> [EXERCISE GOAL]: Please reproduce exactly the lines between the line holding "Generate a Python" and the line holding "wmap_mark = 13", inclusive, leaving out any pictures.

[Stored items from a collection]
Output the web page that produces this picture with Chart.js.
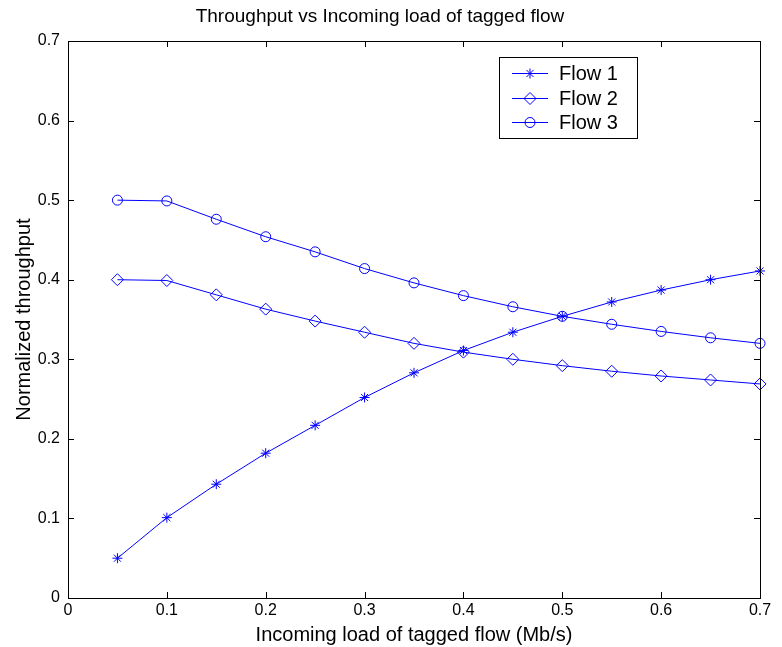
<!DOCTYPE html>
<html>
<head>
<meta charset="utf-8">
<script src="https://cdn.jsdelivr.net/npm/chart.js@4/dist/chart.umd.min.js"></script>
<style>
  body { margin: 0; background: #fff; }
  #c { display: block; }
</style>
</head>
<body>
<canvas id="c" width="782" height="647"></canvas>
<script>
// incoming load of tagged flow (Mb/s)
const loads = [0.05, 0.1, 0.15, 0.2, 0.25, 0.3, 0.35, 0.4, 0.45, 0.5, 0.55, 0.6, 0.65, 0.7]
const flow1 = [0.050, 0.101, 0.143, 0.182, 0.217, 0.252, 0.283, 0.311, 0.334, 0.354, 0.372, 0.387, 0.400, 0.411]
const flow2 = [0.400, 0.399, 0.381, 0.363, 0.348, 0.334, 0.320, 0.309, 0.300, 0.292, 0.285, 0.279, 0.274, 0.269]
const flow3 = [0.500, 0.499, 0.476, 0.454, 0.435, 0.414, 0.396, 0.380, 0.366, 0.354, 0.344, 0.335, 0.327, 0.320]
const seriesNames = ["Flow 1", "Flow 2", "Flow 3"]
const xTicks = [0, 0.1, 0.2, 0.3, 0.4, 0.5, 0.6, 0.7]
const yTicks = [0, 0.1, 0.2, 0.3, 0.4, 0.5, 0.6, 0.7]

const FONT = "'Liberation Sans', Arial, Helvetica, sans-serif"
const blue = "#0000ff"
const styles = [
  {pointStyle: 'star', radius: 5},
  {pointStyle: 'rectRot', radius: 6},
  {pointStyle: 'circle', radius: 5}
]

function toPoints(vals) {
  return vals.map((v, i) => ({x: loads[i], y: v}))
}

const datasets = [flow1, flow2, flow3].map((vals, i) => ({
  label: seriesNames[i],
  data: toPoints(vals),
  borderColor: blue,
  backgroundColor: 'rgba(0,0,0,0)',
  borderWidth: 1,
  pointStyle: styles[i].pointStyle,
  pointRadius: styles[i].radius,
  pointBorderWidth: 1,
  pointBorderColor: blue,
  pointBackgroundColor: 'rgba(0,0,0,0)',
  tension: 0,
  clip: false
}))

// box around the axes with inward ticks, MATLAB style
const boxPlugin = {
  id: 'box',
  afterDraw(chart) {
    const ctx = chart.ctx
    const a = chart.chartArea
    const xs = chart.scales.x, ys = chart.scales.y
    ctx.save()
    ctx.strokeStyle = '#000'
    ctx.lineWidth = 1
    ctx.strokeRect(a.left + 0.5, a.top + 0.5, a.right - a.left, a.bottom - a.top)
    ctx.beginPath()
    xTicks.forEach(t => {
      const px = Math.round(xs.getPixelForValue(t)) + 0.5
      ctx.moveTo(px, a.bottom); ctx.lineTo(px, a.bottom - 6)
      ctx.moveTo(px, a.top); ctx.lineTo(px, a.top + 6)
    })
    yTicks.forEach(t => {
      const py = Math.round(ys.getPixelForValue(t)) + 0.5
      ctx.moveTo(a.left, py); ctx.lineTo(a.left + 6, py)
      ctx.moveTo(a.right, py); ctx.lineTo(a.right - 6, py)
    })
    ctx.stroke()

    // legend box
    const lx = 499, ly = 57, lw = 138, lh = 81
    ctx.fillStyle = '#fff'
    ctx.fillRect(lx, ly, lw, lh)
    ctx.strokeRect(lx + 0.5, ly + 0.5, lw, lh)
    const rows = [73, 98, 122]
    chart.data.datasets.forEach((ds, i) => {
      const y = rows[i]
      ctx.strokeStyle = blue
      ctx.beginPath()
      ctx.moveTo(512, y + 0.5); ctx.lineTo(548, y + 0.5)
      ctx.stroke()
      ctx.fillStyle = 'rgba(0,0,0,0)'
      Chart.helpers.drawPoint(ctx, {pointStyle: ds.pointStyle, radius: ds.pointRadius, rotation: 0, borderWidth: 1}, 530, y + 0.5)
      ctx.fillStyle = '#000'
      ctx.font = "20px " + FONT
      ctx.textBaseline = 'middle'
      ctx.textAlign = 'left'
      ctx.fillText(ds.label, 559, y + 1)
    })
    ctx.restore()
  }
}

new Chart(document.getElementById('c'), {
  type: 'line',
  data: {datasets: datasets},
  plugins: [boxPlugin],
  options: {
    responsive: false,
    animation: false,
    layout: {padding: {left: 0, right: 22, top: 0, bottom: 0}},
    plugins: {
      legend: {display: false},
      tooltip: {enabled: false},
      title: {
        display: true,
        text: 'Throughput vs Incoming load of tagged flow',
        color: '#000',
        font: {family: FONT, size: 19, weight: 'normal', lineHeight: 1.2},
        padding: {top: 5.6, bottom: 12.6}
      }
    },
    scales: {
      x: {
        type: 'linear',
        min: 0, max: 0.7,
        afterBuildTicks(scale) { scale.ticks = xTicks.map(v => ({value: v})) },
        afterFit(scale) { scale.height = 49 },
        grid: {display: false, drawTicks: false},
        border: {display: true, color: '#000'},
        ticks: {
          color: '#000', padding: 3,
          font: {family: FONT, size: 16},
          maxRotation: 0,
          callback: v => String(+v.toFixed(1))
        },
        title: {
          display: true,
          text: 'Incoming load of tagged flow (Mb/s)',
          color: '#000',
          font: {family: FONT, size: 20},
          padding: {top: 0, bottom: 0}
        }
      },
      y: {
        min: 0, max: 0.7,
        afterBuildTicks(scale) { scale.ticks = yTicks.map(v => ({value: v})) },
        afterFit(scale) { scale.width = 68 },
        grid: {display: false, drawTicks: false},
        border: {display: true, color: '#000'},
        ticks: {
          color: '#000', padding: 8,
          font: {family: FONT, size: 16},
          callback: v => String(+v.toFixed(1))
        },
        title: {
          display: true,
          text: 'Normalized throughput',
          color: '#000',
          font: {family: FONT, size: 20},
          padding: {top: 12, bottom: 0}
        }
      }
    }
  }
})
</script>
</body>
</html>
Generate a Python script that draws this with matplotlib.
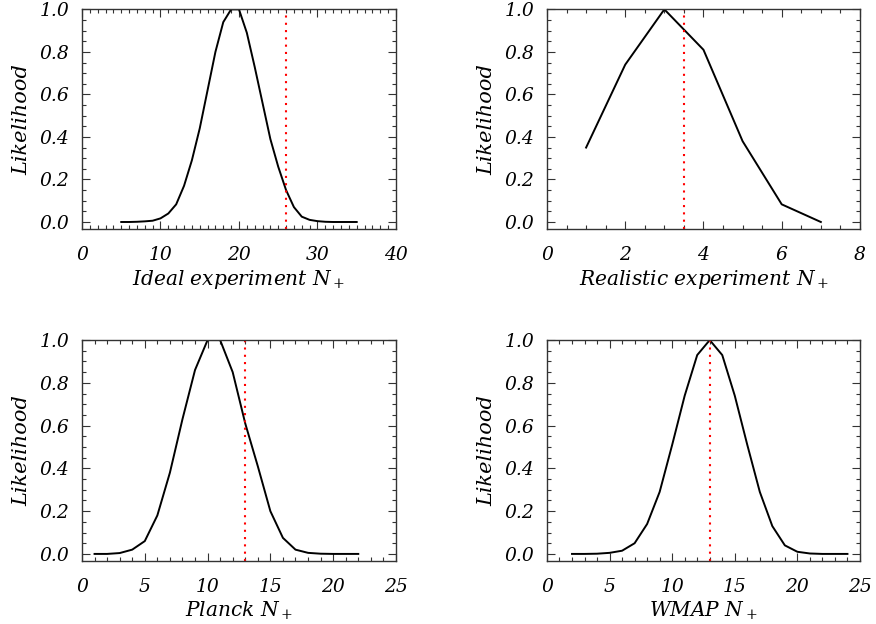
import matplotlib
matplotlib.use('Agg')
import matplotlib.pyplot as plt
from matplotlib.ticker import MultipleLocator

plt.rcParams['font.family'] = 'DejaVu Serif'
plt.rcParams['font.style'] = 'italic'
plt.rcParams['mathtext.fontset'] = 'dejavuserif'

# likelihood curves
ideal_x = list(range(5, 36))
ideal_y = [0.0, 0.0, 0.001, 0.003, 0.006, 0.017, 0.04, 0.083, 0.17, 0.29,
           0.44, 0.62, 0.80, 0.94, 1.0, 1.0, 0.89, 0.73, 0.56, 0.39,
           0.26, 0.15, 0.07, 0.025, 0.01, 0.004, 0.001, 0.0, 0.0, 0.0, 0.0]
ideal_mark = 26

real_x = [1, 2, 3, 4, 5, 6, 7]
real_y = [0.35, 0.74, 1.0, 0.81, 0.38, 0.083, 0.0]
real_mark = 3.5

planck_x = list(range(1, 23))
planck_y = [0.0, 0.0, 0.004, 0.02, 0.06, 0.18, 0.38, 0.63, 0.86, 1.0,
            1.0, 0.85, 0.61, 0.41, 0.20, 0.075, 0.02, 0.005, 0.001, 0.0,
            0.0, 0.0]
planck_mark = 13

wmap_x = list(range(2, 25))
wmap_y = [0.0, 0.0, 0.001, 0.005, 0.015, 0.05, 0.14, 0.29, 0.51, 0.74,
          0.93, 1.0, 0.93, 0.74, 0.51, 0.29, 0.13, 0.04, 0.01, 0.002,
          0.0, 0.0, 0.0]
wmap_mark = 13

panels = [
    (ideal_x, ideal_y, ideal_mark, 'Ideal experiment', 40, 10, 1),
    (real_x, real_y, real_mark, 'Realistic experiment', 8, 2, 0.5),
    (planck_x, planck_y, planck_mark, 'Planck', 25, 5, 1),
    (wmap_x, wmap_y, wmap_mark, 'WMAP', 25, 5, 1),
]

boxes = [
    [0.0936, 0.633, 0.3584, 0.352],
    [0.6244, 0.633, 0.3573, 0.352],
    [0.0936, 0.101, 0.3584, 0.354],
    [0.6244, 0.101, 0.3573, 0.354],
]

fig = plt.figure(figsize=(8.76, 6.24), dpi=100)

for (x, y, mark, name, xmax, major, minor), box in zip(panels, boxes):
    ax = fig.add_axes(box)
    ax.plot(x, y, color='black', lw=1.4)
    ax.axvline(mark, color='red', lw=1.5, linestyle=(0, (1, 2.5)))
    ax.set_xlim(0, xmax)
    ax.set_ylim(-0.033, 1.0)
    ax.xaxis.set_major_locator(MultipleLocator(major))
    ax.xaxis.set_minor_locator(MultipleLocator(minor))
    ax.yaxis.set_major_locator(MultipleLocator(0.2))
    ax.yaxis.set_minor_locator(MultipleLocator(0.05))
    ax.yaxis.set_major_formatter(lambda v, p: '%.1f' % v)
    ax.tick_params(which='both', direction='in', top=True, right=True,
                   labelsize=13.5, color='#333333')
    ax.tick_params(which='major', length=6, width=0.8)
    ax.tick_params(which='minor', length=3, width=0.8)
    ax.tick_params(axis='x', which='major', pad=12)
    ax.tick_params(axis='y', which='major', pad=9)
    for s in ax.spines.values():
        s.set_linewidth(1.0)
        s.set_color('#333333')
    ax.set_xlabel(name + r' $N_+$', fontsize=14.5, labelpad=3)
    ax.set_ylabel('Likelihood', fontsize=15, labelpad=6)

plt.savefig('out.png', dpi=100)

> [THE OUTPUT]:
Generate a Python script that draws this with matplotlib.
import matplotlib
matplotlib.use('Agg')
import matplotlib.pyplot as plt
from matplotlib.ticker import MultipleLocator

plt.rcParams['font.family'] = 'DejaVu Serif'
plt.rcParams['font.style'] = 'italic'
plt.rcParams['mathtext.fontset'] = 'dejavuserif'

# likelihood curves
ideal_x = list(range(5, 36))
ideal_y = [0.0, 0.0, 0.001, 0.003, 0.006, 0.017, 0.04, 0.083, 0.17, 0.29,
           0.44, 0.62, 0.80, 0.94, 1.0, 1.0, 0.89, 0.73, 0.56, 0.39,
           0.26, 0.15, 0.07, 0.025, 0.01, 0.004, 0.001, 0.0, 0.0, 0.0, 0.0]
ideal_mark = 26

real_x = [1, 2, 3, 4, 5, 6, 7]
real_y = [0.35, 0.74, 1.0, 0.81, 0.38, 0.083, 0.0]
real_mark = 3.5

planck_x = list(range(1, 23))
planck_y = [0.0, 0.0, 0.004, 0.02, 0.06, 0.18, 0.38, 0.63, 0.86, 1.0,
            1.0, 0.85, 0.61, 0.41, 0.20, 0.075, 0.02, 0.005, 0.001, 0.0,
            0.0, 0.0]
planck_mark = 13

wmap_x = list(range(2, 25))
wmap_y = [0.0, 0.0, 0.001, 0.005, 0.015, 0.05, 0.14, 0.29, 0.51, 0.74,
          0.93, 1.0, 0.93, 0.74, 0.51, 0.29, 0.13, 0.04, 0.01, 0.002,
          0.0, 0.0, 0.0]
wmap_mark = 13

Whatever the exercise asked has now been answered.